Everything in the listing except the pictures should be written out exactly.

==*==

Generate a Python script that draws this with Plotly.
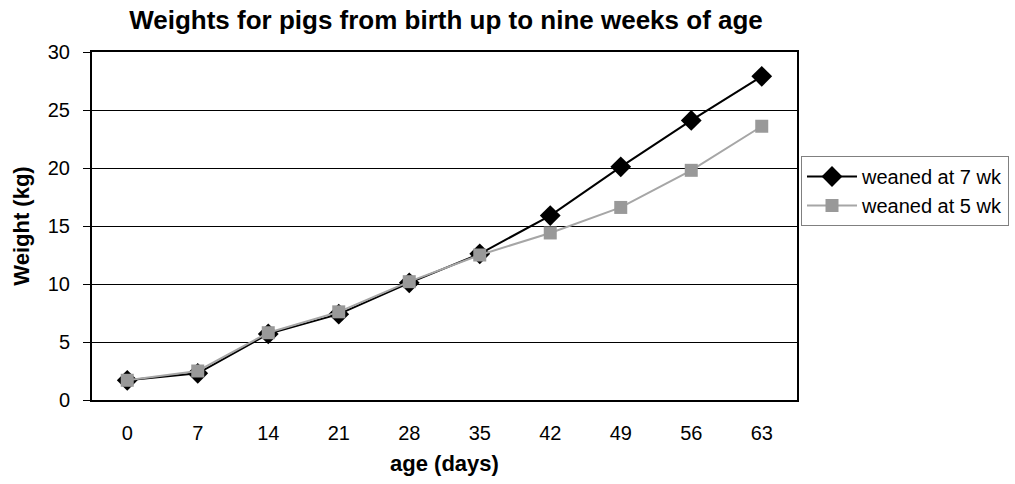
import plotly.graph_objects as go

ages = ["0", "7", "14", "21", "28", "35", "42", "49", "56", "63"]
weaned_7wk = [1.7, 2.3, 5.7, 7.4, 10.1, 12.6, 15.9, 20.1, 24.1, 27.9]
weaned_5wk = [1.7, 2.5, 5.8, 7.6, 10.2, 12.5, 14.4, 16.6, 19.8, 23.6]
y_ticks = [0, 5, 10, 15, 20, 25, 30]

FONT = "Liberation Sans, Arial, sans-serif"

fig = go.Figure()
fig.add_trace(go.Scatter(
    x=ages, y=weaned_7wk, name="weaned at 7 wk", mode="lines+markers",
    line=dict(color="#000000", width=2),
    marker=dict(symbol="diamond", size=16, color="#000000"),
))
fig.add_trace(go.Scatter(
    x=ages, y=weaned_5wk, name="weaned at 5 wk", mode="lines+markers",
    line=dict(color="#a6a6a6", width=2),
    marker=dict(symbol="square", size=13, color="#999999"),
))

fig.update_layout(
    width=1015, height=484,
    margin=dict(l=92, r=218, t=52, b=84, autoexpand=False),
    paper_bgcolor="white", plot_bgcolor="white",
    font=dict(family=FONT, color="#000000", size=20),
    title=dict(text="<b>Weights for pigs from birth up to nine weeks of age</b>",
               x=446/1015, xanchor="center", y=1 - 20/484, yanchor="middle",
               font=dict(size=26, family=FONT, color="#000000")),
    showlegend=True,
    legend=dict(xref="container", yref="container",
                x=801/1015, xanchor="left", y=1 - 156/484, yanchor="top",
                bordercolor="#808080", borderwidth=1, bgcolor="white",
                itemwidth=50,
                font=dict(size=20, family=FONT, color="#000000")),
)
fig.update_xaxes(
    type="category", categoryorder="array", categoryarray=ages,
    range=[-0.5, 9.5],
    showline=True, linecolor="#000000", linewidth=2, mirror=True,
    showgrid=False, ticks="outside", ticklen=14, tickcolor="rgba(0,0,0,0)",
    tickfont=dict(size=20),
    title=dict(text="<b>age (days)</b>", font=dict(size=22), standoff=13),
)
fig.update_yaxes(
    range=[0, 30], tickvals=y_ticks,
    showline=True, linecolor="#000000", linewidth=2, mirror=True,
    showgrid=True, gridcolor="#000000", gridwidth=1,
    ticks="outside", ticklen=7, tickcolor="#000000", tickfont=dict(size=20),
    ticklabelstandoff=9,
    zeroline=False,
    title=dict(text="<b>Weight (kg)</b>", font=dict(size=22), standoff=12),
)

fig.write_html("out.html")
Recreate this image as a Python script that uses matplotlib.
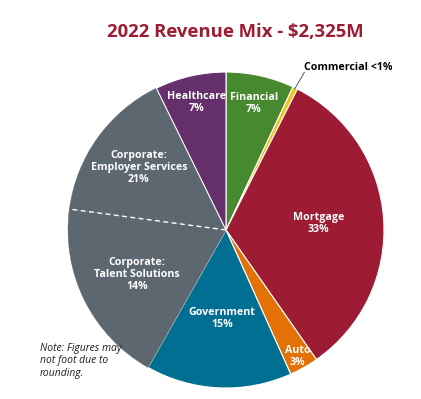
import numpy as np
import matplotlib
matplotlib.use("Agg")
import matplotlib.pyplot as plt
from matplotlib import font_manager as fm

# ---- data ----
segments = ["Financial", "Commercial", "Mortgage", "Auto", "Government",
            "Corporate: Talent Solutions", "Corporate: Employer Services", "Healthcare"]
# wedge sizes as drawn in the reference (share of the circle)
sizes = [7, 0.5, 33, 3, 15, 19, 15.7, 7.3]
labels = ["Financial\n7%", "", "Mortgage\n33%", "Auto\n3%", "Government\n15%",
          "Corporate:\nTalent Solutions\n14%", "Corporate:\nEmployer Services\n21%",
          "Healthcare\n7%"]
outside_label = "Commercial <1%"
title = "2022 Revenue Mix - $2,325M"
note = "Note: Figures may\nnot foot due to\nrounding."

colors = ["#47892f", "#f0c419", "#9d1c33", "#e37105", "#016f92",
          "#5d6770", "#5d6770", "#642f6b"]
label_dist = [0.82, 0, 0.585, 0.92, 0.56, 0.63, 0.68, 0.83]


def font_file(fname_target, fallback_family, weight="normal", style="normal"):
    for f in fm.fontManager.ttflist:
        if f.fname.split("/")[-1] == fname_target:
            return fm.FontProperties(fname=f.fname)
    return fm.FontProperties(family=fallback_family, weight=weight, style=style)


fp_bold = font_file("OpenSans-Bold.ttf", "DejaVu Sans", weight="bold")
fp_ital = font_file("OpenSans-Italic.ttf", "DejaVu Sans", style="italic")

W, H = 421, 399
fig = plt.figure(figsize=(W / 100, H / 100), dpi=100)
ax = fig.add_axes([0, 0, 1, 1])

R = 158.0
cx, cy = 226.0, 230.0

wedges, _ = ax.pie(sizes, colors=colors, startangle=90, counterclock=False,
                   radius=1.0,
                   wedgeprops=dict(edgecolor="white", linewidth=0.8))

# corporate pieces share one colour: hide the edge between them, draw dashed
for i in (5, 6):
    wedges[i].set_edgecolor(colors[i])
    wedges[i].set_linewidth(0.3)

b = np.deg2rad(wedges[5].theta1)
ax.plot([0, np.cos(b)], [0, np.sin(b)], color="white", lw=1.0,
        ls=(0, (3.5, 2.5)), zorder=5)

for w, lab, d in zip(wedges, labels, label_dist):
    if not lab:
        continue
    m = np.deg2rad((w.theta1 + w.theta2) / 2)
    t = ax.text(d * np.cos(m), d * np.sin(m), lab, ha="center", va="center",
                color="white", fontproperties=fp_bold, linespacing=1.15,
                zorder=6)
    t.set_fontsize(7.7)

# commercial leader
w = wedges[1]
m = np.deg2rad((w.theta1 + w.theta2) / 2)
p0 = np.array([np.cos(m), np.sin(m)]) * 0.995
p1 = np.array([np.cos(m), np.sin(m)]) * 1.11 + np.array([0.01, 0.0])
ax.plot([p0[0], p1[0]], [p0[1], p1[1]], color="#555555", lw=0.7, zorder=6)
t = ax.text(p1[0] - 0.005, p1[1] - 0.005, outside_label, ha="left", va="bottom",
            fontproperties=fp_bold, color="black")
t.set_fontsize(7.7)

ax.set_xlim(-cx / R, (W - cx) / R)
ax.set_ylim(-(H - cy) / R, cy / R)
ax.set_aspect("auto")
ax.axis("off")

t = fig.text(235 / W, 1 - 32 / H, title, ha="center", va="center",
             fontproperties=fp_bold, color="#9d1c33")
t.set_fontsize(13.3)
t = fig.text(40 / W, 1 - 343 / H, note, ha="left", va="top",
             fontproperties=fp_ital, color="#222222", linespacing=1.17)
t.set_fontsize(7.5)

fig.savefig("out.png", dpi=100)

==*==

## ANSWER TO THIS EXERCISE
Generate a Python script that draws this with Plotly.
import plotly.graph_objects as go

ages = ["0", "7", "14", "21", "28", "35", "42", "49", "56", "63"]
weaned_7wk = [1.7, 2.3, 5.7, 7.4, 10.1, 12.6, 15.9, 20.1, 24.1, 27.9]
weaned_5wk = [1.7, 2.5, 5.8, 7.6, 10.2, 12.5, 14.4, 16.6, 19.8, 23.6]
y_ticks = [0, 5, 10, 15, 20, 25, 30]

FONT = "Liberation Sans, Arial, sans-serif"

fig = go.Figure()
fig.add_trace(go.Scatter(
    x=ages, y=weaned_7wk, name="weaned at 7 wk", mode="lines+markers",
    line=dict(color="#000000", width=2),
    marker=dict(symbol="diamond", size=16, color="#000000"),
))
fig.add_trace(go.Scatter(
    x=ages, y=weaned_5wk, name="weaned at 5 wk", mode="lines+markers",
    line=dict(color="#a6a6a6", width=2),
    marker=dict(symbol="square", size=13, color="#999999"),
))

fig.update_layout(
    width=1015, height=484,
    margin=dict(l=92, r=218, t=52, b=84, autoexpand=False),
    paper_bgcolor="white", plot_bgcolor="white",
    font=dict(family=FONT, color="#000000", size=20),
    title=dict(text="<b>Weights for pigs from birth up to nine weeks of age</b>",
               x=446/1015, xanchor="center", y=1 - 20/484, yanchor="middle",
               font=dict(size=26, family=FONT, color="#000000")),
    showlegend=True,
    legend=dict(xref="container", yref="container",
                x=801/1015, xanchor="left", y=1 - 156/484, yanchor="top",
                bordercolor="#808080", borderwidth=1, bgcolor="white",
                itemwidth=50,
                font=dict(size=20, family=FONT, color="#000000")),
)
fig.update_xaxes(
    type="category", categoryorder="array", categoryarray=ages,
    range=[-0.5, 9.5],
    showline=True, linecolor="#000000", linewidth=2, mirror=True,
    showgrid=False, ticks="outside", ticklen=14, tickcolor="rgba(0,0,0,0)",
    tickfont=dict(size=20),
    title=dict(text="<b>age (days)</b>", font=dict(size=22), standoff=13),
)
fig.update_yaxes(
    range=[0, 30], tickvals=y_ticks,
    showline=True, linecolor="#000000", linewidth=2, mirror=True,
    showgrid=True, gridcolor="#000000", gridwidth=1,
    ticks="outside", ticklen=7, tickcolor="#000000", tickfont=dict(size=20),
    ticklabelstandoff=9,
    zeroline=False,
    title=dict(text="<b>Weight (kg)</b>", font=dict(size=22), standoff=12),
)

fig.write_html("out.html")
Recreate this image as a Python script that uses matplotlib.
import numpy as np
import matplotlib
matplotlib.use("Agg")
import matplotlib.pyplot as plt
from matplotlib import font_manager as fm

# ---- data ----
segments = ["Financial", "Commercial", "Mortgage", "Auto", "Government",
            "Corporate: Talent Solutions", "Corporate: Employer Services", "Healthcare"]
# wedge sizes as drawn in the reference (share of the circle)
sizes = [7, 0.5, 33, 3, 15, 19, 15.7, 7.3]
labels = ["Financial\n7%", "", "Mortgage\n33%", "Auto\n3%", "Government\n15%",
          "Corporate:\nTalent Solutions\n14%", "Corporate:\nEmployer Services\n21%",
          "Healthcare\n7%"]
outside_label = "Commercial <1%"
title = "2022 Revenue Mix - $2,325M"
note = "Note: Figures may\nnot foot due to\nrounding."

colors = ["#47892f", "#f0c419", "#9d1c33", "#e37105", "#016f92",
          "#5d6770", "#5d6770", "#642f6b"]
label_dist = [0.82, 0, 0.585, 0.92, 0.56, 0.63, 0.68, 0.83]


def font_file(fname_target, fallback_family, weight="normal", style="normal"):
    for f in fm.fontManager.ttflist:
        if f.fname.split("/")[-1] == fname_target:
            return fm.FontProperties(fname=f.fname)
    return fm.FontProperties(family=fallback_family, weight=weight, style=style)


fp_bold = font_file("OpenSans-Bold.ttf", "DejaVu Sans", weight="bold")
fp_ital = font_file("OpenSans-Italic.ttf", "DejaVu Sans", style="italic")

W, H = 421, 399
fig = plt.figure(figsize=(W / 100, H / 100), dpi=100)
ax = fig.add_axes([0, 0, 1, 1])

R = 158.0
cx, cy = 226.0, 230.0

wedges, _ = ax.pie(sizes, colors=colors, startangle=90, counterclock=False,
                   radius=1.0,
                   wedgeprops=dict(edgecolor="white", linewidth=0.8))

# corporate pieces share one colour: hide the edge between them, draw dashed
for i in (5, 6):
    wedges[i].set_edgecolor(colors[i])
    wedges[i].set_linewidth(0.3)

b = np.deg2rad(wedges[5].theta1)
ax.plot([0, np.cos(b)], [0, np.sin(b)], color="white", lw=1.0,
        ls=(0, (3.5, 2.5)), zorder=5)

for w, lab, d in zip(wedges, labels, label_dist):
    if not lab:
        continue
    m = np.deg2rad((w.theta1 + w.theta2) / 2)
    t = ax.text(d * np.cos(m), d * np.sin(m), lab, ha="center", va="center",
                color="white", fontproperties=fp_bold, linespacing=1.15,
                zorder=6)
    t.set_fontsize(7.7)

# commercial leader
w = wedges[1]
m = np.deg2rad((w.theta1 + w.theta2) / 2)
p0 = np.array([np.cos(m), np.sin(m)]) * 0.995
p1 = np.array([np.cos(m), np.sin(m)]) * 1.11 + np.array([0.01, 0.0])
ax.plot([p0[0], p1[0]], [p0[1], p1[1]], color="#555555", lw=0.7, zorder=6)
t = ax.text(p1[0] - 0.005, p1[1] - 0.005, outside_label, ha="left", va="bottom",
            fontproperties=fp_bold, color="black")
t.set_fontsize(7.7)

ax.set_xlim(-cx / R, (W - cx) / R)
ax.set_ylim(-(H - cy) / R, cy / R)
ax.set_aspect("auto")
ax.axis("off")

t = fig.text(235 / W, 1 - 32 / H, title, ha="center", va="center",
             fontproperties=fp_bold, color="#9d1c33")
t.set_fontsize(13.3)
t = fig.text(40 / W, 1 - 343 / H, note, ha="left", va="top",
             fontproperties=fp_ital, color="#222222", linespacing=1.17)
t.set_fontsize(7.5)

fig.savefig("out.png", dpi=100)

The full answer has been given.